A color theory quiz or image-analysis question may ask you to identify the complementary pair in a painting or explain why a section feels especially bright. You might also be asked what happens when complements are mixed in pigment, which usually means a muted or neutral result rather than a vivid one. In a short response, use the term to explain contrast, emphasis, or balance, not just to name the colors. If the artwork is linked to Pointillism, you may need to connect complementary colors to optical mixing and the way small dabs of paint create brightness from a distance.
Complementary colors are one specific kind of color relationship, while color schemes is the broader category that includes many different ways to organize color. A scheme can be complementary, analogous, monochromatic, or another arrangement. If a question asks for the scheme, name the overall system. If it asks for complementary colors, name the opposite pair.
Complementary colors are opposite pairs on the color wheel, and they create strong contrast when placed next to each other.
In paint or pigment, complementary colors usually neutralize one another and produce muted tones instead of bright new colors.
Artists use complementary colors to make focal points stand out, add depth, and move the viewer’s eye around a composition.
This term is especially useful in color theory and Pointillism, where color relationships shape how the artwork looks from a distance.
If you can identify the color wheel pair, you can explain both the visual effect and the mixing effect.
Complementary colors are pairs of colors that sit opposite each other on the color wheel.

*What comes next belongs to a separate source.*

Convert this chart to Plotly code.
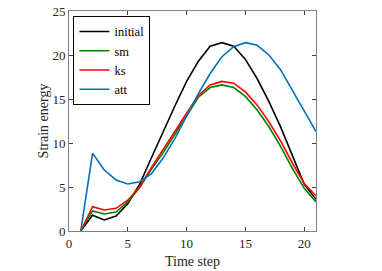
import plotly.graph_objects as go

time_step = list(range(1, 22))
initial = [0, 1.8, 1.25, 1.7, 3.1, 5.3, 8.3, 11.3, 14.2, 17.0, 19.3, 21.0, 21.4, 21.0, 19.5, 17.3, 14.7, 11.8, 8.5, 5.3, 3.6]
sm = [0, 2.27, 1.93, 2.16, 3.3, 4.9, 7.0, 8.9, 11.0, 13.1, 15.2, 16.3, 16.6, 16.3, 15.3, 13.75, 11.85, 9.6, 7.1, 4.85, 3.3]
ks = [0, 2.77, 2.39, 2.58, 3.5, 5.0, 7.2, 9.2, 11.3, 13.4, 15.4, 16.6, 17.0, 16.8, 15.8, 14.3, 12.4, 10.2, 7.7, 5.4, 4.0]
att = [0, 8.83, 6.93, 5.8, 5.34, 5.6, 6.5, 8.3, 10.5, 13.0, 15.6, 17.9, 19.8, 20.95, 21.4, 21.1, 20.0, 18.3, 16.0, 13.75, 11.3]

series = [("initial", initial, "#000000"), ("sm", sm, "#008000"), ("ks", ks, "#FF0000"), ("att", att, "#0072BD")]

fig = go.Figure()
for name, vals, col in series:
    fig.add_trace(go.Scatter(x=time_step, y=vals, mode="lines", name=name,
                             line=dict(color=col, width=1.6)))

serif = "Liberation Serif"
font = dict(family=serif, size=13, color="#262626")
axis_common = dict(showgrid=False, zeroline=False, showline=True, linecolor="#808080", linewidth=1,
                   mirror="ticks", ticks="inside", ticklen=4, tickcolor="#404040",
                   tickfont=font, automargin=False)
fig.update_layout(
    width=382, height=271,
    margin=dict(l=69, r=66, t=11, b=40),
    paper_bgcolor="white", plot_bgcolor="white",
    font=font,
    showlegend=True,
    legend=dict(x=0.018, y=0.978, xanchor="left", yanchor="top", bgcolor="white",
                bordercolor="#000000", borderwidth=1,
                font=dict(family=serif, size=12.5, color="#000000"),
                itemwidth=30, tracegroupgap=0),
    xaxis=dict(range=[0, 21], tickvals=[0, 5, 10, 15, 20], title=dict(text="Time step", standoff=6,
               font=dict(family=serif, size=14, color="#262626")), **axis_common),
    yaxis=dict(range=[0, 25], tickvals=[0, 5, 10, 15, 20, 25], title=dict(text="Strain energy", standoff=0,
               font=dict(family=serif, size=14, color="#262626")), **axis_common),
)
fig.write_html("out.html", config={"displayModeBar": False},
               post_script="document.body.style.margin='0';document.body.style.overflow='hidden';")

In Intro to Art, they are used to create strong contrast, and when mixed in pigment they usually become muted or neutral. The classic pairs are red and green, blue and orange, and yellow and purple.
When you mix complementary colors as paint or pigment, they tend to cancel each other out and create grays, browns, or other duller tones. That is different from placing them side by side, where they look brighter and more intense. This is one of the most tested color theory ideas in art class.
Artists use complementary colors to create focus, contrast, and visual energy. A warm complement next to a cool one can make a subject pop without adding extra detail. This is a common choice in painting when an artist wants one area to stand out immediately.
In Pointillism, small dots or marks of complementary colors can mix optically in the viewer’s eye. That can make the surface feel brighter or more active than if the colors were blended heavily on the palette. Georges Seurat is the clearest example of this approach.